Les forêts françaises, longtemps perçues comme des écosystèmes stables et résilients, sont aujourd’hui à la croisée des chemins. Entre sécheresses à répétition, tempêtes de plus en plus violentes et prolifération d’insectes ravageurs, ces poumons verts subissent de plein fouet les effets du changement climatique. La question n’est plus de savoir si elles s’adapteront, mais comment.
Des arbres fragilisés par la sécheresse
Depuis une dizaine d’années, la France enregistre des étés exceptionnellement chauds et secs. Ces épisodes de sécheresse prolongée mettent à rude épreuve les arbres, qui peinent à puiser l’eau nécessaire à leur survie. Résultat : leurs feuilles jaunissent plus tôt, la croissance ralentit et les mortalités augmentent.
Le chêne, emblème de la forêt française, souffre particulièrement dans le nord-est, tout comme le hêtre, qui n’apprécie guère les températures supérieures à 30°C. Les résineux des Vosges ou du Jura, comme l’épicéa, sont quant à eux décimés par les scolytes, des insectes qui prolifèrent à la faveur de la chaleur et s’attaquent aux arbres affaiblis.
Selon l’Office national des forêts (ONF), certaines zones jadis verdoyantes voient désormais des massifs entiers dépérir, notamment en Lorraine, en Bourgogne ou dans le Morvan.
Des événements climatiques de plus en plus violents
À ces sécheresses récurrentes s’ajoutent des intempéries de plus en plus extrêmes. Tempêtes, pluies diluviennes, gel tardif ou encore canicules records bouleversent les cycles naturels. En 1999, les tempêtes Lothar et Martin avaient déjà marqué les esprits. Aujourd’hui, ces épisodes tendent à se répéter plus souvent, fragilisant encore davantage des arbres déjà affaiblis par le manque d’eau.
Les sols, souvent dégradés par l’érosion, n’absorbent plus correctement l’eau de pluie, favorisant les glissements de terrain et la perte de biodiversité. Dans certaines régions, des inondations succèdent à des périodes de sécheresse extrême, perturbant la régénération naturelle des forêts.
Face à ces dérèglements, les forestiers doivent composer avec une incertitude croissante. Comment planifier les plantations de demain quand les conditions climatiques deviennent imprévisibles ?
Vers des forêts plus mixtes et résilientes
Pour assurer l’avenir des forêts, les experts misent sur la diversification des essences. L’idée : ne plus reposer sur quelques espèces dominantes, mais favoriser la cohabitation d’arbres aux besoins et résistances variés. Les essences méditerranéennes, comme le chêne vert ou le pin d’Alep, commencent par exemple à remonter vers le centre du pays.

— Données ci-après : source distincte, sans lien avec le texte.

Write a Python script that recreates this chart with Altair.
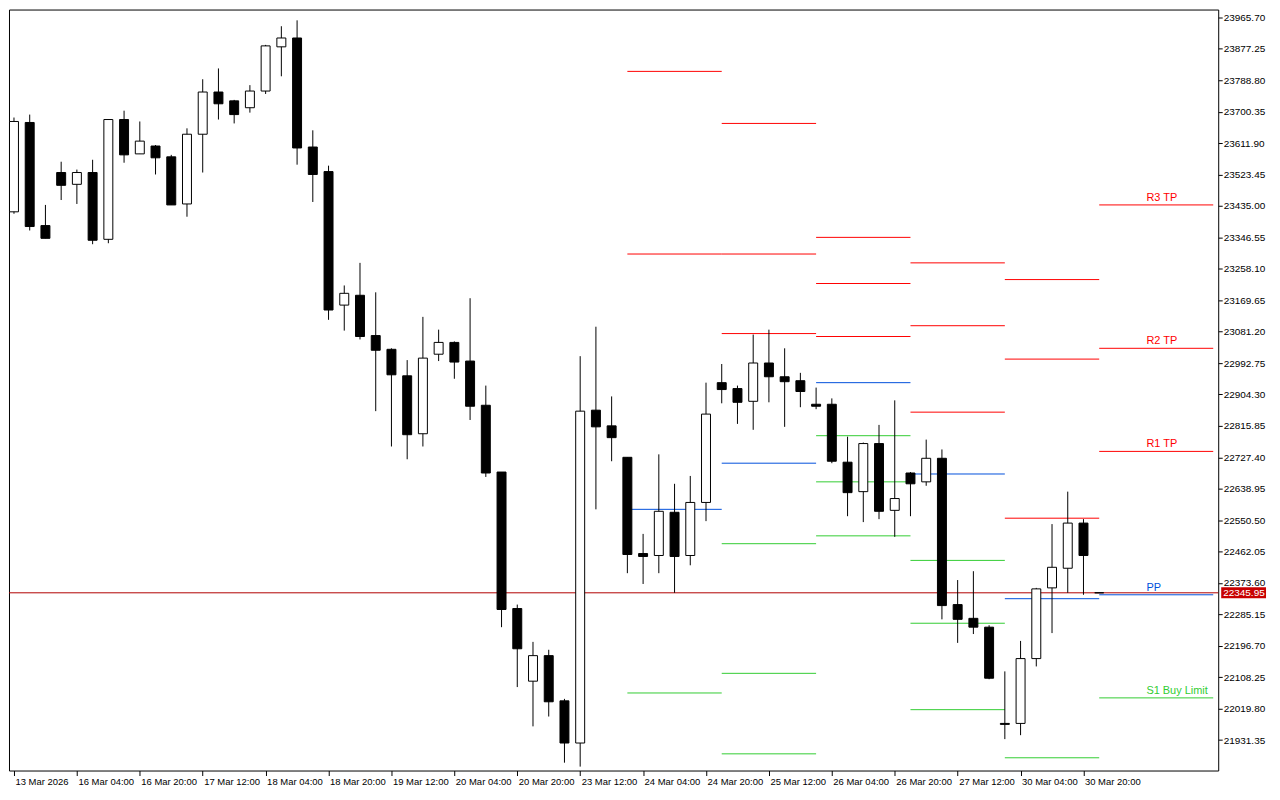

L’introduction d’arbres plus résistants à la chaleur comme le Paulownia est également testée, notamment en forêt domaniale. Toutefois, ces expérimentations suscitent parfois la méfiance : importer des essences étrangères pourrait déstabiliser les écosystèmes locaux.
Parallèlement, la gestion forestière évolue. Les coupes rases sont de plus en plus remises en question au profit d’une sylviculture plus douce, qui privilégie la régénération naturelle et la préservation des sols. Les technologies, comme les drones et les capteurs, aident désormais à surveiller la santé des forêts et à anticiper les risques.

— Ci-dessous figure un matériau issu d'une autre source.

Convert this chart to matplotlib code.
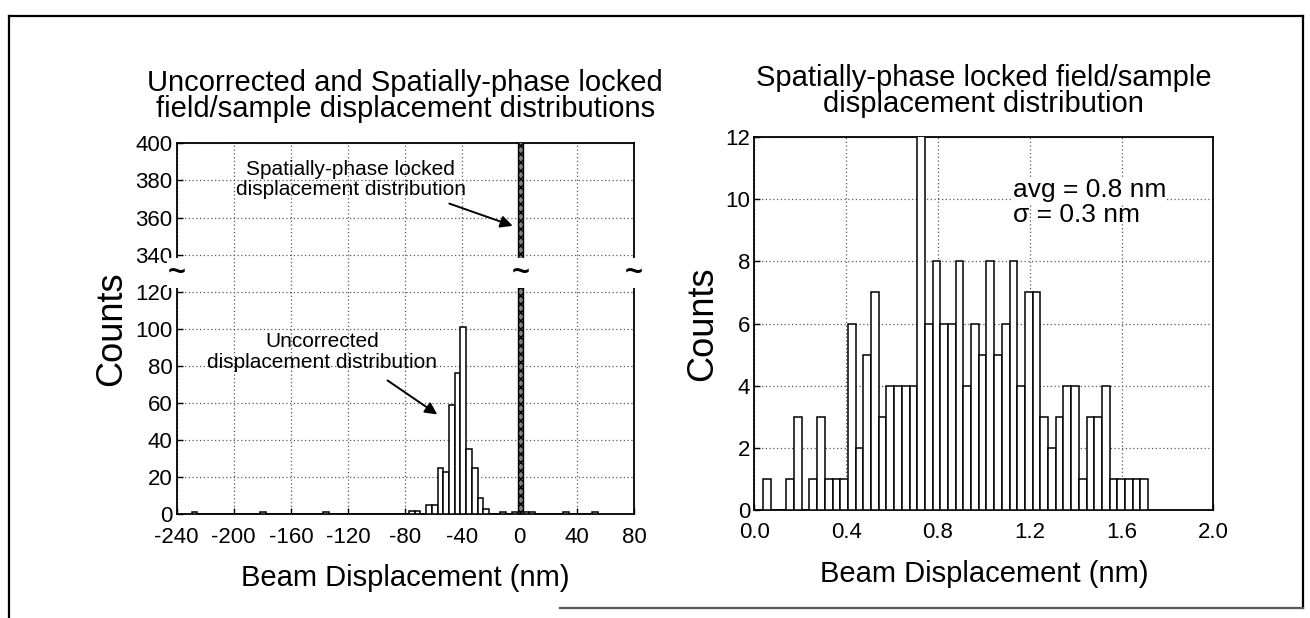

Un patrimoine à préserver collectivement
Au-delà des enjeux écologiques, les forêts jouent un rôle économique et social majeur. Elles abritent une filière bois essentielle à l’aménagement du territoire et à la transition énergétique, tout en constituant des lieux de détente et de ressourcement pour des millions de Français.
Préserver ces espaces, c’est donc protéger un bien commun. Les pouvoirs publics, les forestiers et les citoyens sont appelés à collaborer : réduire la pression sur les forêts, limiter les feux, encourager les plantations locales et repenser notre rapport au bois.Comme le rappelle l’ONF, « la forêt de demain se prépare aujourd’hui ». Si le challenge est immense, les initiatives se multiplient pour rendre les forêts françaises plus résilientes et adaptées aux réalités climatiques du XXIᵉ siècle.